Request: Extract each line of the material that follows exactly and omit its pictures.

___

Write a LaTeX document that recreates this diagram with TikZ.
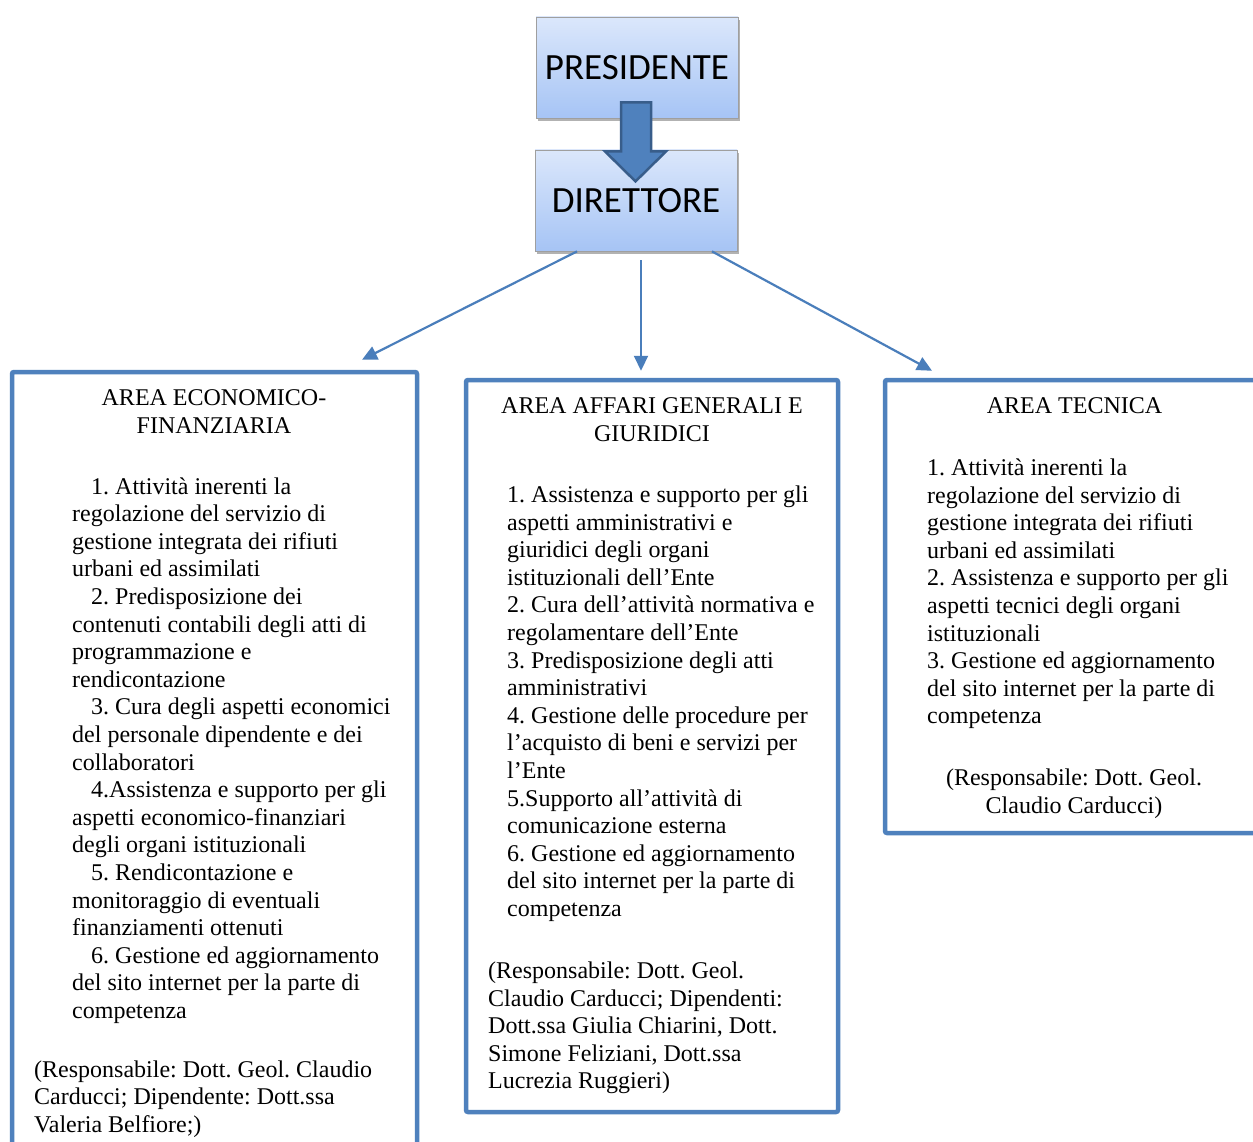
\documentclass[tikz,border=0pt]{standalone}
\usepackage{fontspec}
\setmainfont{Liberation Serif}
\newfontfamily\calib{Carlito}
\usetikzlibrary{arrows.meta,shadows,calc}
\definecolor{areablue}{RGB}{79,129,189}
\definecolor{linkblue}{RGB}{74,126,187}
\definecolor{arrowedge}{RGB}{56,93,138}
\definecolor{topc}{RGB}{219,231,251}
\definecolor{botc}{RGB}{166,196,245}
\frenchspacing
\newcommand{\llines}[1]{\begin{tabular}[t]{@{}l@{}}#1\end{tabular}}
\newcommand{\clines}[1]{\begin{tabular}[t]{@{}c@{}}#1\end{tabular}}
\begin{document}
\begin{tikzpicture}[x=1pt,y=-1pt,
  topbox/.style={draw=gray!75, line width=0.8pt, top color=topc, bottom color=botc,
    minimum width=202pt, minimum height=101pt, inner sep=0pt,
    font=\calib\fontsize{37}{40}\selectfont,
    drop shadow={shadow xshift=2pt,shadow yshift=-3pt,opacity=0.3,fill=black}},
  areabox/.style={draw=areablue, line width=4.5pt, rounded corners=2pt, inner sep=0pt},
  txt/.style={inner sep=0pt, font=\fontsize{24}{27.6}\selectfont\frenchspacing},
  link/.style={draw=linkblue, line width=2.2pt, -{Triangle[length=15pt,width=14pt]}},
  blockarrow/.style={fill=areablue, draw=arrowedge, line width=2.5pt, line join=miter}
]
\clip (0,0) rectangle (1253,1142);
\fill[white] (0,0) rectangle (1253,1142);

% top boxes
\node[topbox] (pres) at (637,67.5) {PRESIDENTE};
\node[topbox] (dir) at (636,200.5) {DIRETTORE};

% block arrow between them
\draw[blockarrow] ($(pres.south)+(-16,-16)$) -- ++(30,0) -- ++(0,49) -- ++(15,0)
  -- ++(-30.5,30) -- ++(-30.5,-30) -- ++(16,0) -- cycle;

% area boxes
\node[areabox, minimum width=405pt, minimum height=788pt] (eco) at (214.5,766) {};
\node[areabox, minimum width=372pt, minimum height=732pt] (aff) at (652,746) {};
\node[areabox, minimum width=380pt, minimum height=453pt] (tec) at (1075,606.5) {};

% connectors
\draw[link] ([xshift=-59pt]dir.south) -- ([xshift=147.5pt,yshift=10pt]eco.north);
\draw[link] ([xshift=5pt,yshift=-9pt]dir.south) -- ([xshift=-11pt,yshift=7pt]aff.north);
\draw[link] ([xshift=76pt]dir.south) -- ([xshift=-143pt,yshift=7pt]tec.north);

% left area texts
\node[txt, anchor=base] (ecot) at (214,405.5) {\clines{AREA ECONOMICO-\\FINANZIARIA}};
\node[txt, anchor=base west] (ecoi) at (72,494) {\llines{%
\hspace*{19pt}1. Attività inerenti la\\
regolazione del servizio di\\
gestione integrata dei rifiuti\\
urbani ed assimilati\\
\hspace*{19pt}2. Predisposizione dei\\
contenuti contabili degli atti di\\
programmazione e\\
rendicontazione\\
\hspace*{19pt}3. Cura degli aspetti economici\\
del personale dipendente e dei\\
collaboratori\\
\hspace*{19pt}4.Assistenza e supporto per gli\\
aspetti economico-finanziari\\
degli organi istituzionali\\
\hspace*{19pt}5. Rendicontazione e\\
monitoraggio di eventuali\\
finanziamenti ottenuti\\
\hspace*{19pt}6. Gestione ed aggiornamento\\
del sito internet per la parte di\\
competenza}};
\node[txt, anchor=base west] (ecor) at (34,1077) {\llines{%
(Responsabile: Dott. Geol. Claudio\\
Carducci; Dipendente: Dott.ssa\\
Valeria Belfiore;)}};

% middle area texts
\node[txt, anchor=base] (afft) at (652,413.5) {\clines{AREA AFFARI GENERALI E\\GIURIDICI}};
\node[txt, anchor=base west] (affi) at (507,502.5) {\llines{%
1. Assistenza e supporto per gli\\
aspetti amministrativi e\\
giuridici degli organi\\
istituzionali dell’Ente\\
2. Cura dell’attività normativa e\\
regolamentare dell’Ente\\
3. Predisposizione degli atti\\
amministrativi\\
4. Gestione delle procedure per\\
l’acquisto di beni e servizi per\\
l’Ente\\
5.Supporto all’attività di\\
comunicazione esterna\\
6. Gestione ed aggiornamento\\
del sito internet per la parte di\\
competenza}};
\node[txt, anchor=base west] (affr) at (488,978.5) {\llines{%
(Responsabile: Dott. Geol.\\
Claudio Carducci; Dipendenti:\\
Dott.ssa Giulia Chiarini, Dott.\\
Simone Feliziani, Dott.ssa\\
Lucrezia Ruggieri)}};

% right area texts
\node[txt, anchor=base] (tect) at (1074.5,413.5) {\clines{AREA TECNICA}};
\node[txt, anchor=base west] (teci) at (927,475.5) {\llines{%
1. Attività inerenti la\\
regolazione del servizio di\\
gestione integrata dei rifiuti\\
urbani ed assimilati\\
2. Assistenza e supporto per gli\\
aspetti tecnici degli organi\\
istituzionali\\
3. Gestione ed aggiornamento\\
del sito internet per la parte di\\
competenza}};
\node[txt, anchor=base] (tecr) at (1074,785.5) {\clines{%
(Responsabile: Dott. Geol.\\
Claudio Carducci)}};
\end{tikzpicture}
\end{document}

___

Answer:
Write a LaTeX document that recreates this diagram with TikZ.
\documentclass[tikz,border=0pt]{standalone}
\usepackage{fontspec}
\setmainfont{Liberation Serif}
\newfontfamily\calib{Carlito}
\usetikzlibrary{arrows.meta,shadows,calc}
\definecolor{areablue}{RGB}{79,129,189}
\definecolor{linkblue}{RGB}{74,126,187}
\definecolor{arrowedge}{RGB}{56,93,138}
\definecolor{topc}{RGB}{219,231,251}
\definecolor{botc}{RGB}{166,196,245}
\frenchspacing
\newcommand{\llines}[1]{\begin{tabular}[t]{@{}l@{}}#1\end{tabular}}
\newcommand{\clines}[1]{\begin{tabular}[t]{@{}c@{}}#1\end{tabular}}
\begin{document}
\begin{tikzpicture}[x=1pt,y=-1pt,
  topbox/.style={draw=gray!75, line width=0.8pt, top color=topc, bottom color=botc,
    minimum width=202pt, minimum height=101pt, inner sep=0pt,
    font=\calib\fontsize{37}{40}\selectfont,
    drop shadow={shadow xshift=2pt,shadow yshift=-3pt,opacity=0.3,fill=black}},
  areabox/.style={draw=areablue, line width=4.5pt, rounded corners=2pt, inner sep=0pt},
  txt/.style={inner sep=0pt, font=\fontsize{24}{27.6}\selectfont\frenchspacing},
  link/.style={draw=linkblue, line width=2.2pt, -{Triangle[length=15pt,width=14pt]}},
  blockarrow/.style={fill=areablue, draw=arrowedge, line width=2.5pt, line join=miter}
]
\clip (0,0) rectangle (1253,1142);
\fill[white] (0,0) rectangle (1253,1142);

% top boxes
\node[topbox] (pres) at (637,67.5) {PRESIDENTE};
\node[topbox] (dir) at (636,200.5) {DIRETTORE};

% block arrow between them
\draw[blockarrow] ($(pres.south)+(-16,-16)$) -- ++(30,0) -- ++(0,49) -- ++(15,0)
  -- ++(-30.5,30) -- ++(-30.5,-30) -- ++(16,0) -- cycle;

% area boxes
\node[areabox, minimum width=405pt, minimum height=788pt] (eco) at (214.5,766) {};
\node[areabox, minimum width=372pt, minimum height=732pt] (aff) at (652,746) {};
\node[areabox, minimum width=380pt, minimum height=453pt] (tec) at (1075,606.5) {};

% connectors
\draw[link] ([xshift=-59pt]dir.south) -- ([xshift=147.5pt,yshift=10pt]eco.north);
\draw[link] ([xshift=5pt,yshift=-9pt]dir.south) -- ([xshift=-11pt,yshift=7pt]aff.north);
\draw[link] ([xshift=76pt]dir.south) -- ([xshift=-143pt,yshift=7pt]tec.north);

% left area texts
\node[txt, anchor=base] (ecot) at (214,405.5) {\clines{AREA ECONOMICO-\\FINANZIARIA}};
\node[txt, anchor=base west] (ecoi) at (72,494) {\llines{%
\hspace*{19pt}1. Attività inerenti la\\
regolazione del servizio di\\
gestione integrata dei rifiuti\\
urbani ed assimilati\\
\hspace*{19pt}2. Predisposizione dei\\
contenuti contabili degli atti di\\
programmazione e\\
rendicontazione\\
\hspace*{19pt}3. Cura degli aspetti economici\\
del personale dipendente e dei\\
collaboratori\\
\hspace*{19pt}4.Assistenza e supporto per gli\\
aspetti economico-finanziari\\
degli organi istituzionali\\
\hspace*{19pt}5. Rendicontazione e\\
monitoraggio di eventuali\\
finanziamenti ottenuti\\
\hspace*{19pt}6. Gestione ed aggiornamento\\
del sito internet per la parte di\\
competenza}};
\node[txt, anchor=base west] (ecor) at (34,1077) {\llines{%
(Responsabile: Dott. Geol. Claudio\\
Carducci; Dipendente: Dott.ssa\\
Valeria Belfiore;)}};

% middle area texts
\node[txt, anchor=base] (afft) at (652,413.5) {\clines{AREA AFFARI GENERALI E\\GIURIDICI}};
\node[txt, anchor=base west] (affi) at (507,502.5) {\llines{%
1. Assistenza e supporto per gli\\
aspetti amministrativi e\\
giuridici degli organi\\
istituzionali dell’Ente\\
2. Cura dell’attività normativa e\\
regolamentare dell’Ente\\
3. Predisposizione degli atti\\
amministrativi\\
4. Gestione delle procedure per\\
l’acquisto di beni e servizi per\\
l’Ente\\
5.Supporto all’attività di\\
comunicazione esterna\\
6. Gestione ed aggiornamento\\
del sito internet per la parte di\\
competenza}};
\node[txt, anchor=base west] (affr) at (488,978.5) {\llines{%
(Responsabile: Dott. Geol.\\
Claudio Carducci; Dipendenti:\\
Dott.ssa Giulia Chiarini, Dott.\\
Simone Feliziani, Dott.ssa\\
Lucrezia Ruggieri)}};

% right area texts
\node[txt, anchor=base] (tect) at (1074.5,413.5) {\clines{AREA TECNICA}};
\node[txt, anchor=base west] (teci) at (927,475.5) {\llines{%
1. Attività inerenti la\\
regolazione del servizio di\\
gestione integrata dei rifiuti\\
urbani ed assimilati\\
2. Assistenza e supporto per gli\\
aspetti tecnici degli organi\\
istituzionali\\
3. Gestione ed aggiornamento\\
del sito internet per la parte di\\
competenza}};
\node[txt, anchor=base] (tecr) at (1074,785.5) {\clines{%
(Responsabile: Dott. Geol.\\
Claudio Carducci)}};
\end{tikzpicture}
\end{document}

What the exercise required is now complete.